Eppure in una società che ha reso il cibo idolo sociale e mediatico, dove vanno di moda classifiche mondiali, nazionali, regionali e provinciali degli chef, quanta nostalgia per chi ha vissuto le cucine
delle nonne. Quanti locali erano presi d’assalto, la domenica, le feste, ai compleanni, alle ribotte tra amici. Essere amanti nostalgici di quelle ‘cuoche’ con i cappelli bianchi, della loro gourmandise,
non solo
non era un vizio nocivo al corpo e all’anima, ma addirittura una virtù.
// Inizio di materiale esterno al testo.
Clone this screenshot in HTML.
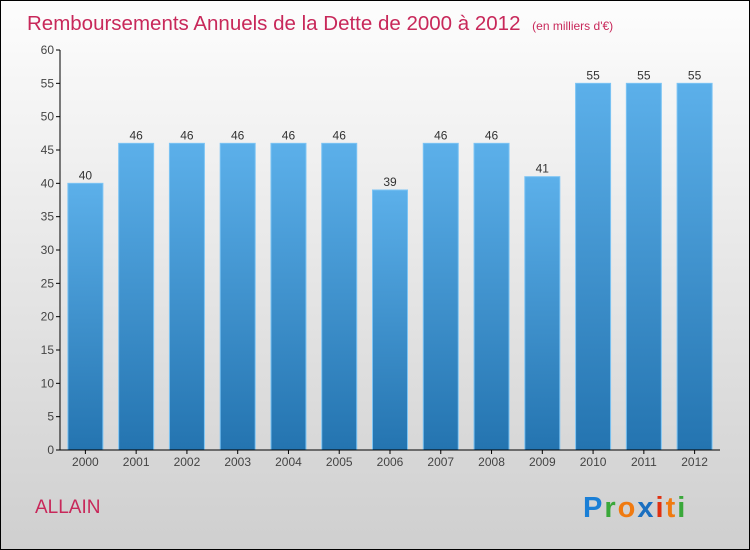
<!DOCTYPE html>
<html><head><meta charset="utf-8"><style>
body{margin:0;width:750px;height:550px;overflow:hidden}
svg{display:block;font-family:"Liberation Sans",sans-serif}
</style></head><body>
<svg id="chart" width="750" height="550">
<defs>
<linearGradient id="bg" x1="0" y1="0" x2="0" y2="1"><stop offset="0" stop-color="#fdfdfd"/><stop offset="1" stop-color="#cfcfcf"/></linearGradient>
<linearGradient id="bar" x1="0" y1="0" x2="0" y2="1"><stop offset="0" stop-color="#5cb0ea"/><stop offset="1" stop-color="#2474b0"/></linearGradient>
</defs>
<rect x="0.5" y="0.5" width="749" height="549" fill="url(#bg)" stroke="#000"/>
<text x="27" y="30" font-size="20.5" fill="#c8285a">Remboursements Annuels de la Dette de 2000 à 2012 <tspan font-size="12" dx="6">(en milliers d'€)</tspan></text>
<text x="35" y="513" font-size="19" fill="#c8285a">ALLAIN</text>
<g font-size="29" font-weight="bold" font-family="'Liberation Sans',sans-serif">
<text x="583" y="517" letter-spacing="2"><tspan fill="#1a7fd6">P</tspan><tspan fill="#3aa83a">r</tspan><tspan fill="#f07a10">o</tspan><tspan fill="#1a6fc0">x</tspan><tspan fill="#e03010">i</tspan><tspan fill="#f07a10">t</tspan><tspan fill="#3aa83a">i</tspan></text>
</g>
<g id="g"></g>
</svg>
<script>
const categories=["2000","2001","2002","2003","2004","2005","2006","2007","2008","2009","2010","2011","2012"];
const values=[40,46,46,46,46,46,39,46,46,41,55,55,55];
const yTicks=[0,5,10,15,20,25,30,35,40,45,50,55,60];
const ns="http://www.w3.org/2000/svg",g=document.getElementById('g');
const x0=60,x1=720,y0=450,y1=50,band=(x1-x0)/categories.length;
const y=v=>y0-(v-0)/(60-0)*(y0-y1);
const xb=i=>x0+i*band;
function mk(t,a,p){const e=document.createElementNS(ns,t);for(const k in a)e.setAttribute(k,a[k]);(p||g).appendChild(e);return e;}
yTicks.forEach(v=>{
const l=mk('line',{x1:x0-4,x2:x0,y1:y(v),y2:y(v),stroke:'#000'});


const t=mk('text',{x:x0-6,y:y(v)+4,'font-size':12,'text-anchor':'end',fill:'#444'});
t.textContent=v;


});
categories.forEach((c,i)=>{
const cx=xb(i)+band/2;
const r=mk('rect',{x:cx-17.5,y:y(values[i]),width:35,height:y0-y(values[i]),fill:'url(#bar)',stroke:'#7cc4f4','stroke-width':1});


const v=mk('text',{x:cx,y:y(values[i])-4,'font-size':12,'text-anchor':'middle',fill:'#333'});
v.textContent=values[i];


const tk=mk('line',{x1:cx,x2:cx,y1:y0,y2:y0+4,stroke:'#000'});


const t=mk('text',{x:cx,y:y0+16,'font-size':12,'text-anchor':'middle',fill:'#444'});
t.textContent=c;


});
const ya=mk('line',{x1:x0,x2:x0,y1:y1,y2:y0,stroke:'#000'});


const xa=mk('line',{x1:x0,x2:x1,y1:y0,y2:y0,stroke:'#000'});


</script>
</body></html>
Il vero peccato oggi consiste nel non poter più gustare (salvo rarità da mosche bianche) un pranzo, una cena realizzata da una nonna chef esperta nel ‘buon mangiare’. Vogliono farci credere che i moderni chef siano anche esperti in tecniche molecolari. E la chiamano Gastromania. Ai nuovi chef supereroi, usciti dalle cucine, alla stregua di star dello spettacolo e che occupano ogni possibile spazio mediatico, preferiamo chi si sappia preparare un piatto di pasta col sugo o un minestrone come dio comanda. Addio care nonne vere maestre dell’arte culinarie e delle nostre vere tradizioni, siano essere montanare o marinare.